### EXERCISE OBJECTIVE
Leave out the pictures, and write out exactly the lines from the beginning of the material to the line holding "minimum width=431, minimum", that line included, and nothing else.

━━━━━ SUPPLIED INFORMATION

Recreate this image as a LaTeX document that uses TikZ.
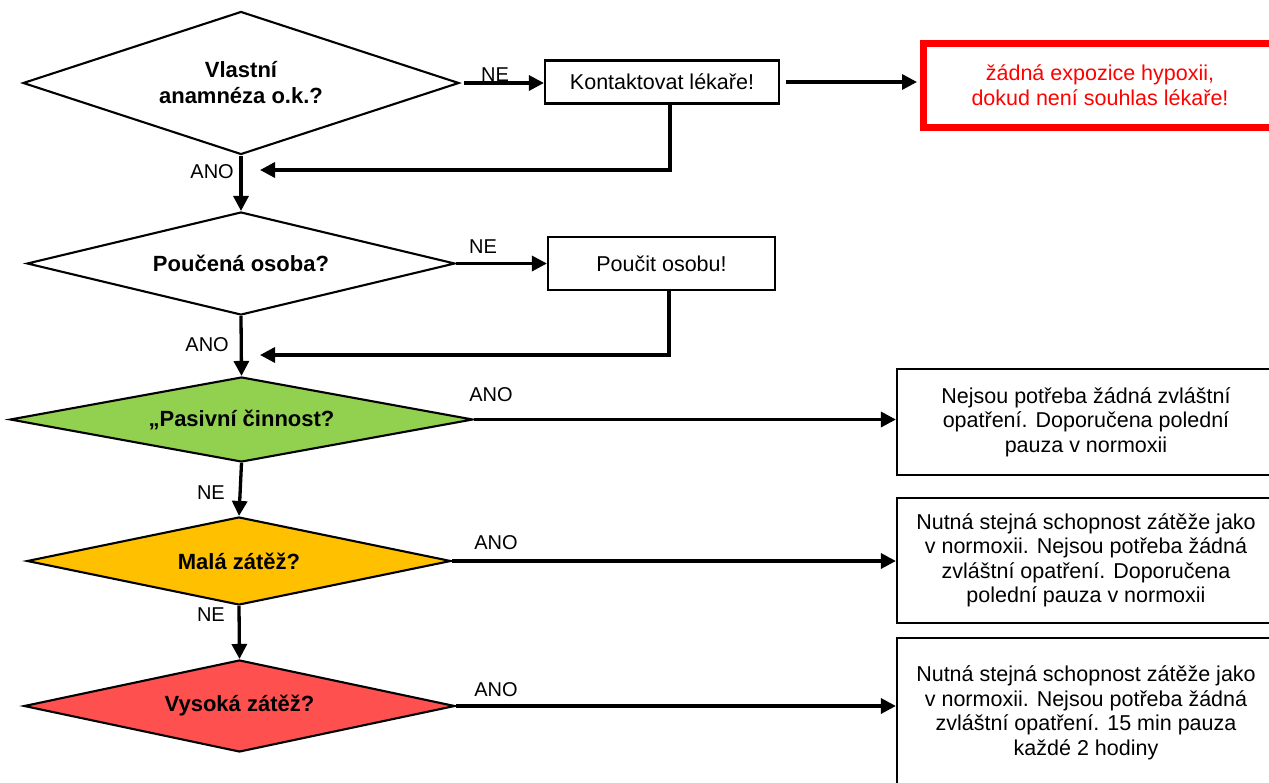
\documentclass[tikz,border=0pt]{standalone}
\usepackage{fontspec}
\setmainfont{Liberation Sans}
\usetikzlibrary{arrows.meta,shapes.geometric}
\definecolor{passivefill}{HTML}{92D050}
\definecolor{lightfill}{HTML}{FFC000}
\definecolor{heavyfill}{HTML}{FF5050}
\definecolor{alarm}{HTML}{FF0000}

\begin{document}
\begin{tikzpicture}[x=1pt,y=-1pt,
  question/.style={diamond, draw=black, line width=2.1pt, inner sep=0pt, aspect=3,
    font=\fontsize{22}{26}\selectfont\bfseries, align=center},
  actbox/.style={rectangle, draw=black, line width=2.2pt, inner sep=0pt,
    font=\fontsize{21.5}{24.5}\selectfont, align=center},
  flow/.style={line width=3.3pt, -{Triangle[length=15pt,width=15pt]}},
  lbl/.style={font=\fontsize{20}{24}\selectfont, inner sep=0pt},
]
\useasboundingbox (0,0) rectangle (1269,782);
\clip (0,0) rectangle (1269,782);

% decisions
\node[question, minimum width=436, minimum height=143] (q1) at (241,83) {Vlastní\\anamnéza o.k.?};
\node[question, minimum width=428, minimum height=103] (q2) at (241,263.5) {Poučená osoba?};
\node[question, fill=passivefill, minimum width=463, minimum height=85] (q3) at (241.5,419.5) {„Pasivní činnost?};
\node[question, fill=lightfill, minimum width=424, minimum height=88] (q4) at (239,561) {Malá zátěž?};
\node[question, fill=heavyfill, minimum width=431, minimum height=92] (q5) at (239.5,706) {Vysoká zátěž?};

% actions
\node[actbox, minimum width=234, minimum height=43] (k) at (662,82) {Kontaktovat lékaře!};
\node[actbox, draw=alarm, text=alarm, line width=7pt, minimum width=353, minimum height=84] (stop) at (1100,85)
  {žádná expozice hypoxii,\\dokud není souhlas lékaře!};
\node[actbox, minimum width=227, minimum height=53] (p) at (661.5,263.5) {Poučit osobu!};
\node[actbox, minimum width=378, minimum height=106] (b1) at (1086,422)
  {Nejsou potřeba žádná zvláštní\\opatření. Doporučena polední\\pauza v normoxii};
\node[actbox, minimum width=378, minimum height=125] (b2) at (1086,560.5)
  {Nutná stejná schopnost zátěže jako\\v normoxii. Nejsou potřeba žádná\\zvláštní opatření. Doporučena\\polední pauza v normoxii};
\node[actbox, minimum width=378, minimum height=150] (b3) at (1086,713)
  {Nutná stejná schopnost zátěže jako\\v normoxii. Nejsou potřeba žádná\\zvláštní opatření. 15 min pauza\\každé 2 hodiny};

% return points of the loops
\coordinate (back1) at (260,170);
\coordinate (back2) at (260,355);

% connectors
\draw[flow] ([xshift=4pt]q1.east) -- (q1.east -| k.west);
\draw[flow, shorten >=3pt] ([xshift=6pt]k.east) -- (k.east -| stop.west);
\draw[flow] ([xshift=8pt]k.south) |- (back1);
\draw[flow] (q1.south) -- (q2.north);
\draw[flow] (q2.east) -- (q2.east -| p.west);
\draw[flow] ([xshift=7.5pt]p.south) |- (back2);
\draw[flow] (q2.south) -- (q3.north);
\draw[flow] (q3.east) -- (q3.east -| b1.west);
\draw[flow] (q3.south) -- (q4.north);
\draw[flow] (q4.east) -- (q4.east -| b2.west);
\draw[flow] (q4.south) -- (q5.north);
\draw[flow] (q5.east) -- (q5.east -| b3.west);

% branch labels
\node[lbl] (ne1) at (495,75) {NE};
\node[lbl, anchor=east] (ano1) at (234,172) {ANO};
\node[lbl] (ne2) at (483,247) {NE};
\node[lbl, anchor=east] (ano2) at (229,345) {ANO};
\node[lbl] (ano3) at (491,395) {ANO};
\node[lbl, anchor=east] (ne3) at (225,493) {NE};
\node[lbl] (ano4) at (496,543) {ANO};
\node[lbl, anchor=east] (ne4) at (225,615) {NE};
\node[lbl] (ano5) at (496,690) {ANO};
\end{tikzpicture}
\end{document}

━━━━━━━━━━

### FULL RESPONSE
Recreate this image as a LaTeX document that uses TikZ.
\documentclass[tikz,border=0pt]{standalone}
\usepackage{fontspec}
\setmainfont{Liberation Sans}
\usetikzlibrary{arrows.meta,shapes.geometric}
\definecolor{passivefill}{HTML}{92D050}
\definecolor{lightfill}{HTML}{FFC000}
\definecolor{heavyfill}{HTML}{FF5050}
\definecolor{alarm}{HTML}{FF0000}

\begin{document}
\begin{tikzpicture}[x=1pt,y=-1pt,
  question/.style={diamond, draw=black, line width=2.1pt, inner sep=0pt, aspect=3,
    font=\fontsize{22}{26}\selectfont\bfseries, align=center},
  actbox/.style={rectangle, draw=black, line width=2.2pt, inner sep=0pt,
    font=\fontsize{21.5}{24.5}\selectfont, align=center},
  flow/.style={line width=3.3pt, -{Triangle[length=15pt,width=15pt]}},
  lbl/.style={font=\fontsize{20}{24}\selectfont, inner sep=0pt},
]
\useasboundingbox (0,0) rectangle (1269,782);
\clip (0,0) rectangle (1269,782);

% decisions
\node[question, minimum width=436, minimum height=143] (q1) at (241,83) {Vlastní\\anamnéza o.k.?};
\node[question, minimum width=428, minimum height=103] (q2) at (241,263.5) {Poučená osoba?};
\node[question, fill=passivefill, minimum width=463, minimum height=85] (q3) at (241.5,419.5) {„Pasivní činnost?};
\node[question, fill=lightfill, minimum width=424, minimum height=88] (q4) at (239,561) {Malá zátěž?};
\node[question, fill=heavyfill, minimum width=431, minimum height=92] (q5) at (239.5,706) {Vysoká zátěž?};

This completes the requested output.